Bisnis.com, JAKARTA — Perusahaan fintech dan e-wallet di Indonesia dinilai perlu meningkatkan keamanan aplikasi seluler seiring dengan maraknya serangan yang memanfaatkan kecerdasan buatan (artificial intelligence/AI).
Director of Customer Success di Appdome, Dean McDonald, mengatakan pesatnya laju ekonomi yang dihasilkan melalui aplikasi seluler menjadi celah keamanan yang bisa dimanfaatkan oleh pelaku serangan siber.
Menurutnya, banyak perusahaan fintech di Indonesia masih menggunakan metode lama seperti Software Development Kit (SDK) yang merupakan teknologi pada 2010 dan Multi-Factor Authentication (MFA) untuk keamanan aplikasi mereka.
"Padahal, pendekatan ini sudah tidak lagi relevan untuk menghadapi ancaman modern," kata Dean McDonald dalam keterangannya, Kamis (24/7/2025).
Dia menambahkan salah satu celah paling rentan dalam aplikasi fintech adalah saat proses onboarding atau Know Your Customer (KYC). Perusahaan seharusnya tidak hanya menggunakan AI sebagai alat analitik, melainkan benar-benar menjadikannya sistem pertahanan aktif.
Menurutnya, tingkat serangan telah meningkat dua kali lipat sejak 2024, dan akan terus naik. AI memungkinkan pelaku kejahatan untuk meniru suara, wajah, bahkan sidik jari dengan sangat meyakinkan.

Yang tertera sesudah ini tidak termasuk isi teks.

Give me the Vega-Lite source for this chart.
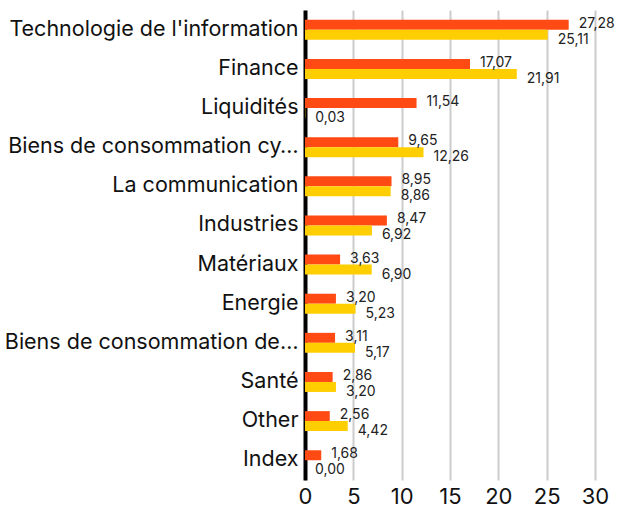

Appdome, lanjutnya, memiliki perlindungan proses sensitif dalam aplikasi—seperti login dan transaksi pembayaran—dari serangan otomatis atau berbasis AI. Teknologi Mobile Bot Defense milik Appdome memungkinkan deteksi terhadap deepfake dan bot jahat secara real-time.
Selain itu, perusahaan juga menghindari risiko crash atau gangguan performa yang seringkali menjadi kelemahan SDK. Appdome dapat mengenali perangkat yang digunakan untuk mengakses aplikasi, serta mengidentifikasi jika pengguna masuk dari perangkat baru yang belum dikenali.
"Dengan pendekatan AI-native dan tanpa memerlukan integrasi kode, platform ini menjadi jawaban atas kebutuhan perlindungan menyeluruh yang tak bisa ditawarkan oleh pendekatan tradisional," ujarnya.